**** Available data

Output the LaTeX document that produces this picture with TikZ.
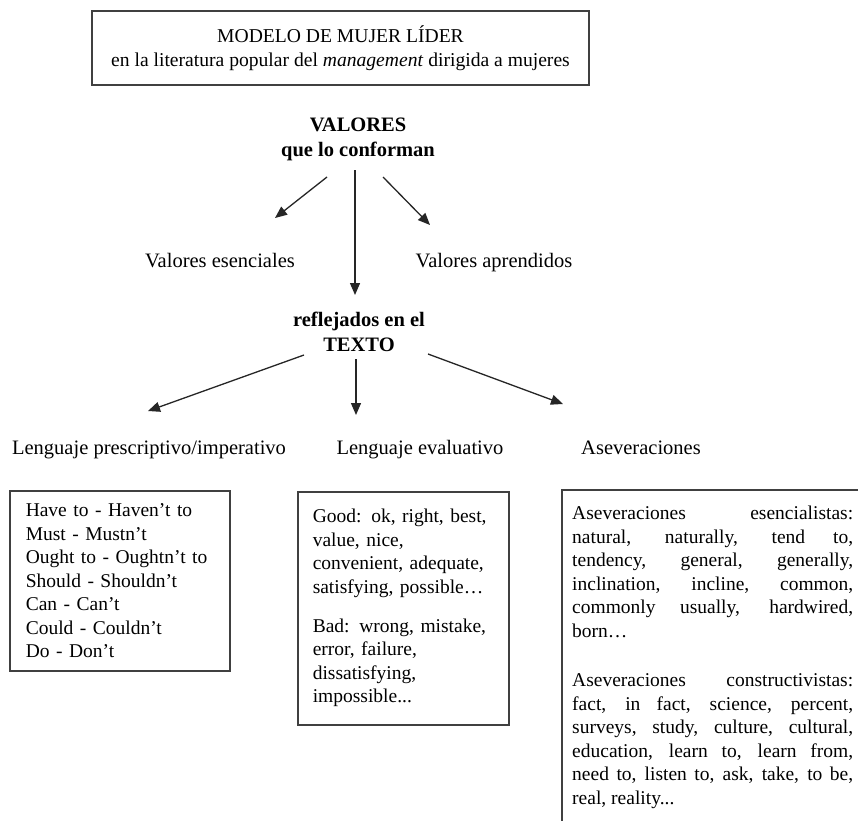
\documentclass[tikz,border=0pt]{standalone}
\usepackage{fontspec}
\setmainfont{Liberation Serif}
\usetikzlibrary{arrows.meta}

\begin{document}
\begin{tikzpicture}[x=1pt, y=-1pt,
    lbl/.style={font=\fontsize{20.5}{24}\selectfont, text height=14pt, text depth=4pt},
    head/.style={font=\fontsize{20.5}{25}\selectfont\bfseries, align=center},
    frame/.style={draw=black!75, line width=1.5pt},
    wordbox/.style={frame, inner sep=0pt, anchor=north west,
      font=\fontsize{19.5}{23.5}\selectfont},
    arr/.style={-{Triangle[length=12pt,width=10pt]}, line width=1.3pt, draw=black!85}]
  \useasboundingbox (0,0) rectangle (858,820);
  \clip (0,0) rectangle (858,820);
  \fill[white] (0,0) rectangle (858,820);
  % title
  \node[frame, minimum width=497pt, minimum height=74pt, align=center,
    font=\fontsize{19.6}{24}\selectfont] (title) at (340.5,48)
    {MODELO DE MUJER LÍDER\\en la literatura popular del \emph{management} dirigida a mujeres};
  % values
  \node[head] (vals) at (358,139) {VALORES\\que lo conforman};
  \node[lbl] (esen) at (220,262) {Valores esenciales};
  \node[lbl] (apre) at (494,262) {Valores aprendidos};
  \node[head] (texto) at (359,332) {reflejados en el\\TEXTO};
  \draw[arr] ([xshift=-31pt,yshift=-38pt]vals.center) -- ([xshift=55pt,yshift=44pt]esen.center);
  \draw[arr] ([xshift=-3pt,yshift=-31pt]vals.center) -- ([xshift=-4pt,yshift=37pt]texto.center);
  \draw[arr] ([xshift=25pt,yshift=-38pt]vals.center) -- ([xshift=-64pt,yshift=37pt]apre.center);
  % kinds of language
  \node[lbl] (presc) at (149,449) {Lenguaje prescriptivo/imperativo};
  \node[lbl] (eval) at (420,449) {Lenguaje evaluativo};
  \node[lbl] (asev) at (641,449) {Aseveraciones};
  \draw[arr] ([xshift=-55pt,yshift=-23pt]texto.center) -- ([xshift=-1pt,yshift=38pt]presc.center);
  \draw[arr] ([xshift=-3pt,yshift=-27pt]texto.center) -- ([xshift=-64pt,yshift=34pt]eval.center);
  \draw[arr] ([xshift=69pt,yshift=-22pt]texto.center) -- ([xshift=-78pt,yshift=45pt]asev.center);
  % word lists
  \node[wordbox, minimum width=220pt, minimum height=180pt, text width=188pt, align=left]
    (modal) at (9,490)
    {Have to - Haven't to\\Must - Mustn't\\Ought to - Oughtn't to\\Should - Shouldn't\\
     Can - Can't\\Could - Couldn't\\Do - Don't};
  \node[wordbox, minimum width=211pt, minimum height=233pt, text width=181pt, align=left]
    (judge) at (297,491)
    {Good: ok, right, best,\\value, nice,\\convenient, adequate,\\satisfying, possible…\\[15.5pt]
     Bad: wrong, mistake,\\error, failure,\\dissatisfying,\\impossible...};
  \node[inner sep=0pt, anchor=north west, text width=281pt, align=justify,
    font=\fontsize{19.5}{23.5}\selectfont] (claims) at (572,506)
    {Aseveraciones esencialistas:\linebreak
     natural, naturally, tend to,\linebreak
     tendency, general, generally,\linebreak
     inclination, incline, common,\linebreak
     commonly usually, hardwired,\linebreak
     born…\\[26pt]
     Aseveraciones constructivistas:\linebreak
     fact, in fact, science, percent,\linebreak
     surveys, study, culture, cultural,\linebreak
     education, learn to, learn from,\linebreak
     need to, listen to, ask, take, to be,\linebreak
     real, reality...};
  % only the top and left sides lie in the picture
  \draw[frame] ([xshift=310pt,yshift=16pt]claims.north west) -| ([xshift=-10pt,yshift=-340pt]claims.north west);
\end{tikzpicture}
\end{document}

********

Required work: Leave the pictures out and copy the rest of the data exactly.

Expected output:
Output the LaTeX document that produces this picture with TikZ.
\documentclass[tikz,border=0pt]{standalone}
\usepackage{fontspec}
\setmainfont{Liberation Serif}
\usetikzlibrary{arrows.meta}

\begin{document}
\begin{tikzpicture}[x=1pt, y=-1pt,
    lbl/.style={font=\fontsize{20.5}{24}\selectfont, text height=14pt, text depth=4pt},
    head/.style={font=\fontsize{20.5}{25}\selectfont\bfseries, align=center},
    frame/.style={draw=black!75, line width=1.5pt},
    wordbox/.style={frame, inner sep=0pt, anchor=north west,
      font=\fontsize{19.5}{23.5}\selectfont},
    arr/.style={-{Triangle[length=12pt,width=10pt]}, line width=1.3pt, draw=black!85}]
  \useasboundingbox (0,0) rectangle (858,820);
  \clip (0,0) rectangle (858,820);
  \fill[white] (0,0) rectangle (858,820);
  % title
  \node[frame, minimum width=497pt, minimum height=74pt, align=center,
    font=\fontsize{19.6}{24}\selectfont] (title) at (340.5,48)
    {MODELO DE MUJER LÍDER\\en la literatura popular del \emph{management} dirigida a mujeres};
  % values
  \node[head] (vals) at (358,139) {VALORES\\que lo conforman};
  \node[lbl] (esen) at (220,262) {Valores esenciales};
  \node[lbl] (apre) at (494,262) {Valores aprendidos};
  \node[head] (texto) at (359,332) {reflejados en el\\TEXTO};
  \draw[arr] ([xshift=-31pt,yshift=-38pt]vals.center) -- ([xshift=55pt,yshift=44pt]esen.center);
  \draw[arr] ([xshift=-3pt,yshift=-31pt]vals.center) -- ([xshift=-4pt,yshift=37pt]texto.center);
  \draw[arr] ([xshift=25pt,yshift=-38pt]vals.center) -- ([xshift=-64pt,yshift=37pt]apre.center);
  % kinds of language
  \node[lbl] (presc) at (149,449) {Lenguaje prescriptivo/imperativo};
  \node[lbl] (eval) at (420,449) {Lenguaje evaluativo};
  \node[lbl] (asev) at (641,449) {Aseveraciones};
  \draw[arr] ([xshift=-55pt,yshift=-23pt]texto.center) -- ([xshift=-1pt,yshift=38pt]presc.center);
  \draw[arr] ([xshift=-3pt,yshift=-27pt]texto.center) -- ([xshift=-64pt,yshift=34pt]eval.center);
  \draw[arr] ([xshift=69pt,yshift=-22pt]texto.center) -- ([xshift=-78pt,yshift=45pt]asev.center);
  % word lists
  \node[wordbox, minimum width=220pt, minimum height=180pt, text width=188pt, align=left]
    (modal) at (9,490)
    {Have to - Haven't to\\Must - Mustn't\\Ought to - Oughtn't to\\Should - Shouldn't\\
     Can - Can't\\Could - Couldn't\\Do - Don't};
  \node[wordbox, minimum width=211pt, minimum height=233pt, text width=181pt, align=left]
    (judge) at (297,491)
    {Good: ok, right, best,\\value, nice,\\convenient, adequate,\\satisfying, possible…\\[15.5pt]
     Bad: wrong, mistake,\\error, failure,\\dissatisfying,\\impossible...};
  \node[inner sep=0pt, anchor=north west, text width=281pt, align=justify,
    font=\fontsize{19.5}{23.5}\selectfont] (claims) at (572,506)
    {Aseveraciones esencialistas:\linebreak
     natural, naturally, tend to,\linebreak
     tendency, general, generally,\linebreak
     inclination, incline, common,\linebreak
     commonly usually, hardwired,\linebreak
     born…\\[26pt]
     Aseveraciones constructivistas:\linebreak
     fact, in fact, science, percent,\linebreak
     surveys, study, culture, cultural,\linebreak
     education, learn to, learn from,\linebreak
     need to, listen to, ask, take, to be,\linebreak
     real, reality...};
  % only the top and left sides lie in the picture
  \draw[frame] ([xshift=310pt,yshift=16pt]claims.north west) -| ([xshift=-10pt,yshift=-340pt]claims.north west);
\end{tikzpicture}
\end{document}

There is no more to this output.